As the self-publicized arbiter of all things under 25, MTV would have us believe that all girls who are really smoking hot aspire to be the next Christina Milian or Lindsay Lohan. So, the corollary for girls who are merely somewhat cute and sassy will take the next best thing, a fab career as publicist to the stars. If PoweRGirls was the Jennifer Lopez “Get Right” video, these girls would be the character with the blond wig and nerd-chic glasses sitting in the corner of the club sipping a mixed drink through the stirrer-straws.

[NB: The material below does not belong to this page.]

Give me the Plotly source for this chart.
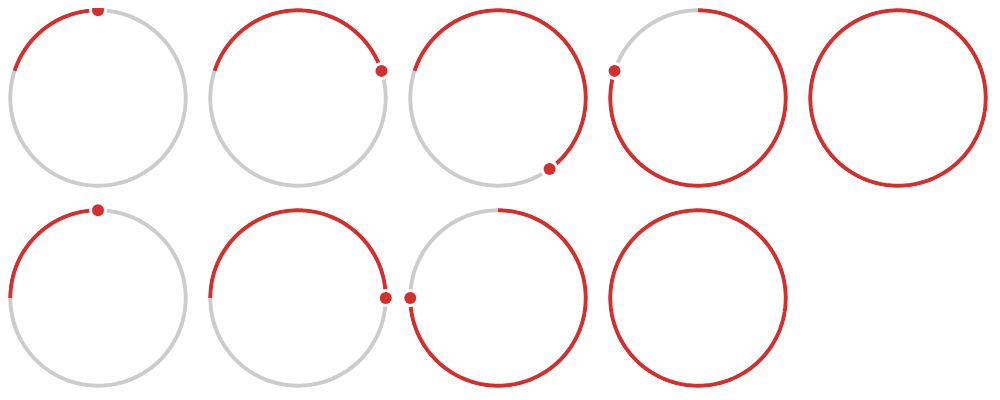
import numpy as np
import plotly.graph_objects as go

# ring data: start angle (deg, clockwise from 12 o'clock) and red share of the ring
rows = [0, 0, 0, 0, 0, 1, 1, 1, 1]
cols = [0, 1, 2, 3, 4, 0, 1, 2, 3]
start_deg = [-72, -72, -72, 0, 0, -90, -90, 0, 0]
fractions = [0.2, 0.4, 0.6, 0.8, 1.0, 0.25, 0.5, 0.75, 1.0]

RED = "#d32f2f"
GREY = "#cccccc"
R = 0.975

fig = go.Figure()
layout = {}
for i, (r, c, s, f) in enumerate(zip(rows, cols, start_deg, fractions)):
    name = "polar" if i == 0 else f"polar{i+1}"
    sub = "polar" if i == 0 else f"polar{i+1}"
    x0 = (200 * c) / 1000
    x1 = (200 * c + 180) / 1000
    y1 = 1 - (200 * r) / 400
    y0 = 1 - (200 * r + 180) / 400
    layout[name] = dict(
        domain=dict(x=[x0, x1], y=[y0, y1]),
        bgcolor="rgba(0,0,0,0)",
        angularaxis=dict(visible=False, rotation=90, direction="clockwise"),
        radialaxis=dict(visible=False, range=[0, 1]),
    )
    end = s + 360 * f
    if f < 1:
        th_g = np.linspace(end, s + 360, 200)
        fig.add_trace(go.Scatterpolar(r=np.full_like(th_g, R), theta=th_g, mode="lines",
                                      line=dict(color=GREY, width=4), subplot=sub,
                                      cliponaxis=False, hoverinfo="skip", showlegend=False))
    th_r = np.linspace(s, end, 300)
    fig.add_trace(go.Scatterpolar(r=np.full_like(th_r, R), theta=th_r, mode="lines",
                                  line=dict(color=RED, width=4), subplot=sub,
                                  cliponaxis=False, hoverinfo="skip", showlegend=False))
    if f < 1:
        fig.add_trace(go.Scatterpolar(r=[R], theta=[end], mode="markers",
                                      marker=dict(color="white", size=18), subplot=sub,
                                      cliponaxis=False, hoverinfo="skip", showlegend=False))
        fig.add_trace(go.Scatterpolar(r=[R], theta=[end], mode="markers",
                                      marker=dict(color=RED, size=12), subplot=sub,
                                      cliponaxis=False, hoverinfo="skip", showlegend=False))

fig.update_layout(**layout)
fig.update_layout(width=1000, height=400, margin=dict(l=0, r=0, t=0, b=0),
                  paper_bgcolor="white", plot_bgcolor="white", showlegend=False)
fig.write_html("out.html")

On the PoweRGirls page on MTV.com, Lizzie is doing weekly recaps and commentary about the episodes as they air. In her first installment, she writes, “First, a PR 101 Lesson: Always keep your cool!” It’s the moral of the first episode, as the girls didn’t finish alphabetizing the VIP guest list for the club opening, and one of Lizzie’s veteran employees has to improvise at Ja Rule’s publicity event when the record label fails to provide 8x10s for him to autograph. Contrast that with the fact that neither the show nor MTV’s website has yet to mention Grubman’s 2002 conviction for the 2001 incident in which she injured several bystanders when she backed her Mercedes Benz SUV into them, in front of an exclusive Hamptons night spot. She served 37 days of a 51 day sentence, and went back to running Lizzie Grubman PR. PoweRGirls shows that she’s kept her cool. And whoever is handling her PR is doing a pretty good job.